If you don't like the aliasing then you should be shooting landscape through a vasiline smeared lens in a heavy fog; every sensor is made up of discrete pixels and so too should be your image if you desire the utmost in detail.

And every proper digital imager has a low-pass filter (AA-filter). What you talk is akin to what you blame of me. It is a pity Sony A7r does not have it, though considering the exit-pupil issue it's understandable.

Additionally aliasing is more visible in man-mande structures, like cityscapes.

You can easily blur something after the fact

Nonsense. Aliasing is difficult to cure - moire is the easiest subset, but regular jagged edges need heavy blurring to be fixed after the quantification - it is much less problematic to do it before sampling.

, you cannot take a smoothed image and provide more than a pale imitation of detail, like a watery diet coke next to the Real Thing.

I am sure you see nightmares then when 99.999% of all the images you see in the world are made with cameras using conventional image sensors if you indeed see all those images as pale imitations of detail. Funny how you see clear digitali artifacts, aliasing, as "Real Thing" or good representation of it.


I can understand how everyone does not like detail

You mean artifacts. Detail and artifacts are not synonyms.

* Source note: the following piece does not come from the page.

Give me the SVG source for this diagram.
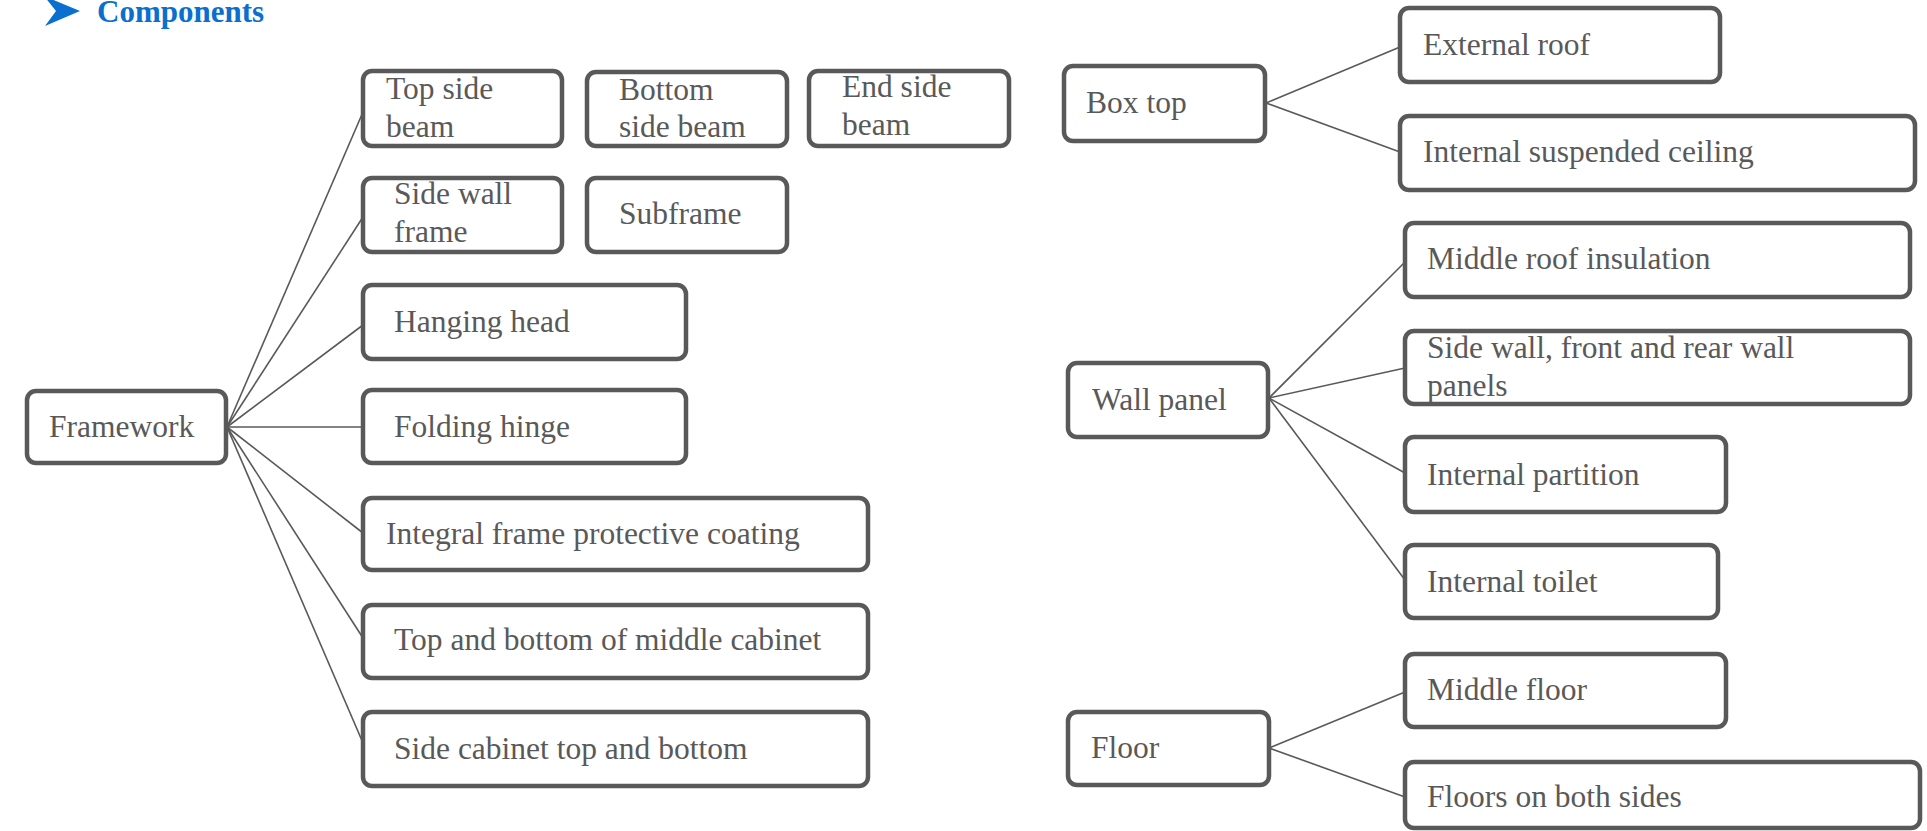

(well actually I can't but intellectually I observe this to be true), but saying that you shouldn't choose a Sigma camera because of aliasing totally misses the allure of the cameras to many.

I pointed out other reasons too which you conviniently ignored - high noise, inaccurate colours often hard to process well and so on. Aliasing is one more issue. Yet you choose to make the statement that it's far better option for this purpouse.

Consider buying the Canon for astro work, then a Sigma DP-1M, possibly also a DP-2M for landscapes.

Or maybe Sony A7r or Nikon D800 for both astro and landscape?

Both are not as good as the Sigma for landscape, and from many example photographs I've seen it seems like the Canon cameras are better for astro work.

Both are better than any Sigma for landscape. Neither has AA-filter by the way (well, D800E doesn't, or the Sony). Both alias, just like you like it. Both are better for astro than Sigma. Or are you saying that 15Mp Sigma aliased image is better than 36Mp full frame aliased image when the Sigma has much lower SNR, more noise, inaccurate colours, limited processing support, lower image magnification need,...

Do you seriously think you're being objective?

Besides, lets say you do want to use them for landscape - what lens could you put on them that would work as well as the DP-1M lens?

Lot's of them work just as well or even better. And have a few more focal lengths.

There is nothing that performs as well in even the Nikon mount, the fact that both cameras are full-frame makes that an even harder task.

The Sony takes Leicas lenses if you like. Also the new Voigtländer 21mm is stunning.

The Nikon 14-24 is not exactly bad either.

And neither is locked to one focal lenght.

Also personally I think full-frame cameras are nice for portrait and other close scenes, but if you are trying to shoot a lot of stuff with a high DOF then a crop sensor camera really helps you out

Nonsense. The small sensor does not offer ANY DOF anvantage. Dof is a function of field of view, aperture (entrance pupil diameter, not the aperture number) and focus distance. If you use a 30mm lens on APS-C at f/4, you'll get an identical FOV and DOF on full frame with 45mm and f/6.

. Since there are no other crop sensor cameras with level of detail equal to the D800e, you are left looking at the Sigma cameras for landscape.